First, you need to know how much this optional coverage costs. Is it an extra 5% or 10% a year?

Then determine how much a claim will actually increase your premium. Unfortunately, it’s hard to know how much it will go up, as it depends on your claims history and the type of claim filed. And also the state in which you reside.

If the claim would normally increase your annual premium by 15-20%, it could make sense to buy this added protection. However, if your premium will only rise 2-3% after a claim, or not at all, there’s no sense in paying extra upfront or ever.

And remember, 95% of homeowners won’t file a claim this year, or next year, or the year after.
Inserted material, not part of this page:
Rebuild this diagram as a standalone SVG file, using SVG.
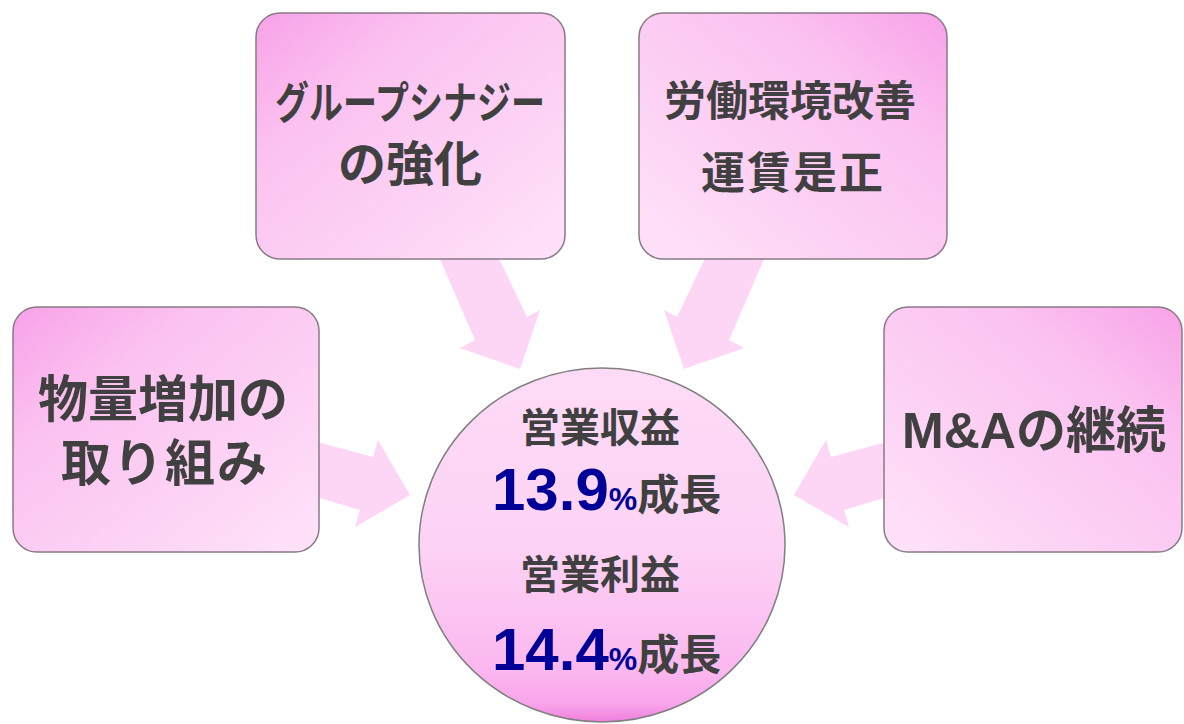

So even if there are potential savings, the chances are pretty slim that you’ll “win” here.

You might even be inclined to file a frivolous claim simply because you can without penalty, though you’ll need to consider the cost of your deductible first.

Additionally, you may feel invested with Allstate, and avoid shopping around, which could cost you even more in lost potential insurance savings.  For example, if another carrier is significantly cheaper, you might be able to file a claim and still pay a lower premium after the fact.

So starting with a higher premium at Allstate with assurances it won’t move any higher may be a losing endeavor.

That being said, tread cautiously with this one before paying an arm and a leg to avoid the repercussions of something that may never actually happen, just as Dennis Haysbert points out.